As the chart shows, the U.S. is a net in-sourcer of service jobs, with the U.S. in-sourcing gap actually increasing over time. Based on this, Baldwin concludes that:
The US, as it turns out, is a net "insourcer". That is, the world sends more service sector jobs to the US than the US sends to the world, where the jobs under discussion involve trade in services of computing (which includes computer software designs) and other business services (which include accounting and other back-office operations. ... Blinder is right in that the US importing an ever-growing range of commercial services - or as he would say, the third industrial revolution has resulted in the offshoring of ever more service sector jobs. However, the US is also "insourcing" an ever-growing number of service sector jobs via its growing service exports. The startling fact is that not only is the trade not a one-way ticket to job destruction, the US is actually running a surplus.
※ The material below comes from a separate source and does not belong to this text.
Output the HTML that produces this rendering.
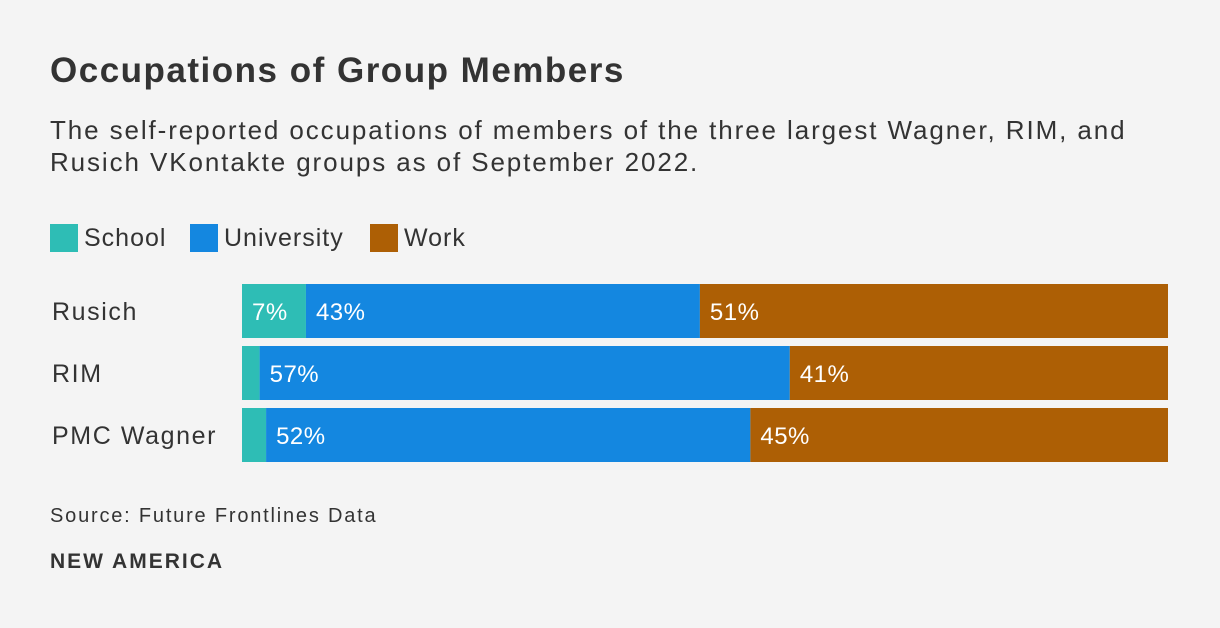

The data only cover the period 1980 to 2003, so it is certainly possible that the trend-line has changed since then, but Baldwin argues that the logic of trade in services suggests this basic trend will continue.
Since services are highly differentiated products, and indivisibilities limit head-to-head competition, my guess is that we shall see a continuation of the trends in the chart. Lots more service jobs "offshored" and lots more "onshored". What governments should be doing is helping their service exporters to compete, not wringing their hands about one-way competition from low-wage nations.